Il ne s’agit bien sûr pas d’être naïf. Le temps démocratique ne se limite pas – et de moins en moins – à celui des élections. Et ses exigences sont, heureusement, plus denses. De la transparence, il en faut donc, évidemment. Mais aux moments clés, c’est-à-dire avant tout sur la méthode et in fine sur la justification du choix. Une attention réelle portée aux personnes, il en faut aussi, cela va de soi. Mais à la personne appréhendée sous l’angle professionnel : ce qui comprend son envie, son appétence pour la fonction, mais bien sûr son expérience et ses compétences. Enfin, un discours sur l’institution dont il est question, nous l’attendons tous, c’est encore une évidence : qu’il s’agisse de l’énoncer en amont de la procédure de nomination, ou à tout le moins de se mettre d’accord sur un projet avec l’impétrant avant de le nommer.

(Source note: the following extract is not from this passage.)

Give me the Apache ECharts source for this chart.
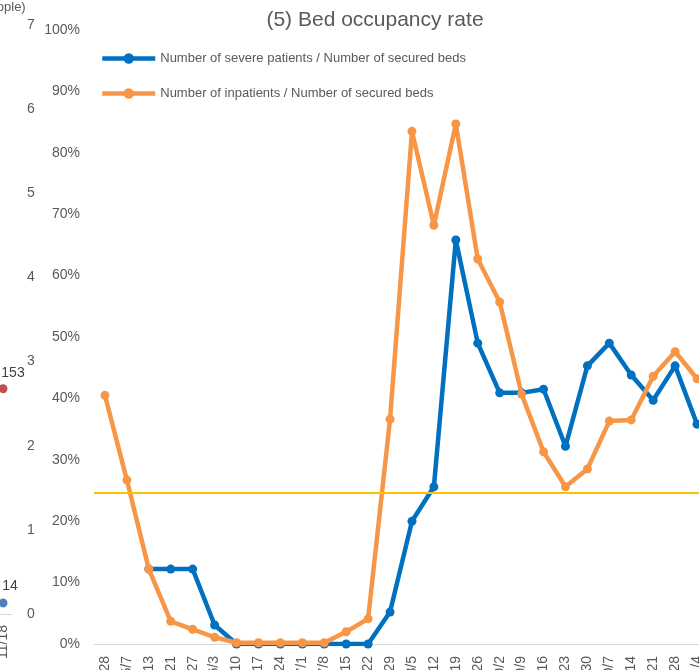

Des évidences, donc. Dont on s’étonne qu’on ne puisse pas les énoncer. Comme le symbole d’une démocratie malade qui est une démocratie silencieuse. On n’empêchera sans doute jamais une nomination de susciter une forme d’excitation, parfois malsaine, et en tout cas des commentaires. C’est aussi une évidence, en forme de ressort psychologique banal. Mais la bonne voie ne pourrait-elle être celle de la revendication ? Revendiquer le pouvoir de nommer, l’exercer en respectant les personnes et dire l’avenir que l’on veut écrire pour les institutions. La démocratie suppose que l’on s’exprime.